Ainsi, l’une des phrases du Livre de l’intranquillité nous dit: « Mais l’imperfection est partout; aucun crépuscule ne pourrait être plus beau qu’il ne l’est déjà, et aucune brise ne pourrait nous procurer un sommeil plus calme ». Il souligne ici que ce que l’être humain fait de la réalité n’est jamais suffisant.
La beauté de l’inutilité
Voici une très belle réflexion de Pessoa qui affirme: « Pourquoi l’art est-il beau, parce qu’il est inutile. Pourquoi la vie est-elle si laide ? Parce qu’elle est un tissu de buts, de desseins et d’intentions ? Tous ses chemins sont tracés pour aller d’un point à un autre. Je donnerais beaucoup pour un chemin conduisant d’un lieu d’où personne ne vient, vers un lieu où personne ne va… ».

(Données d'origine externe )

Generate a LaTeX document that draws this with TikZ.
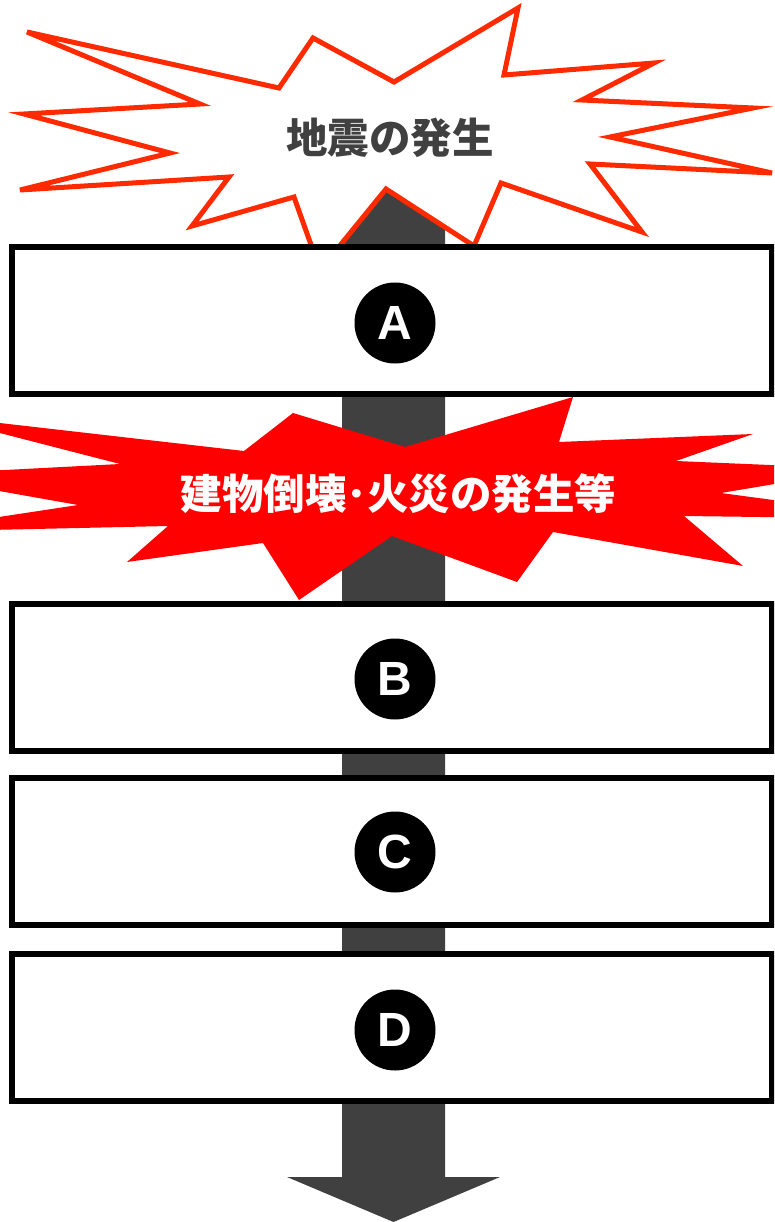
\documentclass[tikz,border=0pt]{standalone}
\usepackage{fontspec}
\newfontfamily\cjk{Noto Sans CJK JP}
\newfontfamily\lat{Liberation Sans}
\definecolor{arrowgrey}{HTML}{404040}
\definecolor{burstorange}{HTML}{FF2A00}
\definecolor{burstred}{HTML}{FF0000}
\tikzset{
  stagebox/.style={draw=black, fill=white, line width=6pt, inner sep=0pt, outer sep=0pt,
    minimum width=760pt, minimum height=147pt},
  badge/.style={circle, fill=black, text=white, inner sep=0pt, minimum size=81pt,
    font=\lat\bfseries\fontsize{48}{48}\selectfont},
  quakeburst/.style={draw=burstorange, fill=white, line width=5pt, line join=miter},
  damageburst/.style={fill=burstred},
}
\begin{document}
\begin{tikzpicture}[x=1pt,y=-1pt]
\useasboundingbox (0,0) rectangle (774,1222);
\clip (0,0) rectangle (774,1222);
% big downward arrow
\fill[arrowgrey] (342,150) -- (445,150) -- (445,1177) -- (500,1177) -- (393.5,1222)
  -- (287,1177) -- (342,1177) -- cycle;
% earthquake burst
\draw[quakeburst] (27,32) -- (279,88) -- (313,38) -- (394,82) -- (518,8) -- (504,75)
  -- (654,63) -- (582,100) -- (753,108) -- (610,137) -- (772,173) -- (590,164)
  -- (642,232) -- (501,183) -- (474,246) -- (386,189) -- (320,270) -- (294,197)
  -- (192,226) -- (229,177) -- (20,190) -- (170,153) -- (24,114) -- (200,104) -- cycle;
\node[text=arrowgrey, font=\cjk\bfseries\fontsize{41.5}{41.5}\selectfont] (quake) at (390,138) {地震の発生};
% boxes
\node[stagebox] (boxA) at (392,320.5) {};
\node[stagebox] (boxB) at (392,677) {};
\node[stagebox] (boxC) at (392,851.75) {};
\node[stagebox] (boxD) at (392,1027.5) {};
\node[badge] (cA) at (395,323) {A};
\node[badge] (cB) at (395,679) {B};
\node[badge] (cC) at (395,852) {C};
\node[badge] (cD) at (395,1030) {D};
% damage burst
\fill[damageburst] (-70,415) -- (244,451) -- (293,413) -- (405,447) -- (573,397)
  -- (559,442) -- (753,434) -- (676,461) -- (864,469) -- (721,493) -- (915,519)
  -- (684,516) -- (743,566) -- (553,532) -- (517,582) -- (392,536) -- (299,600)
  -- (263,543) -- (127,562) -- (168,526) -- (-100,532) -- (78,505) -- (-91,475)
  -- (120,464) -- cycle;
\node[text=white, font=\cjk\bfseries\fontsize{41.5}{41.5}\selectfont] (damage) at (398.5,493.5) {建物倒壊･火災の発生等};
\end{tikzpicture}
\end{document}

L’art manque de sens pratique. Sa valeur réside dans ce qu’il est et non pas dans l’utilité qu’il pourrait avoir. Personne n’a besoin des Ménines pour vivre mais contempler cette peinture embellit notre existence. Le monde continuera à tourner avec ou sans la Tour Eiffel, mais la planète est plus belle grâce à sa présence.
Dans la vie ordinaire, c’est tout le contraire qui se passe. Les choses, et même les personnes, acquièrent de la valeur en fonction des bénéfices qu’elles donnent ou cessent de donner. Nous autres êtres humains courons derrière ce qui a une utilité. Dans ces conditions, la vie perd de sa grandeur et de sa beauté. C’est ce que Pessoa nous dit dans cette affirmation.
L’Orphelin de la Fortune
Une bonne partie du Livre de l’intranquillité n’est autre que la biographie de Fernando Pessoa, même s’il l’a signé sous le pseudonyme de Bernardo Soares. Nous retrouvons donc, dans ce texte, d’émouvantes confessions qui parlent de solitude et de détresse.
L’un des passages intimes de ce livre dit: « J’ai toujours voulu être agréable aux yeux des autres et leur indifférence m’a fait beaucoup de mal. Orphelin de la Fortune, j’ai besoin, comme tous les orphelins, d’être l’objet de l’affection de quelqu’un. Mais, en fait d’affection, je suis toujours resté un affamé, et je me suis si bien adapté à cette faim inévitable que, parfois, je ne sais même plus si j’ai besoin de me nourrir. »
Tout au long de son livre, Fernando Pessoa se définit comme quelqu’un qui a échoué, qui ne trouve aucun sens à son existence. Il est orphelin de la Fortune parce qu’il a même perdu son désir d’être heureux. Cependant, dans l’affirmation antérieure, il déclare quand même que l’amour peut être ce baume qui compense l’absence de réussites et la négation d’un destin heureux.
Fernando Pessoa est l’un des plus grands poètes de tous les temps. Le Livre de l’intranquillité nous montre la complexité de ses sentiments et la profondeur de ses réflexions. Chaque phrase est comme un petit poème prêt à être découvert par l’esprit d’un lecteur sensible.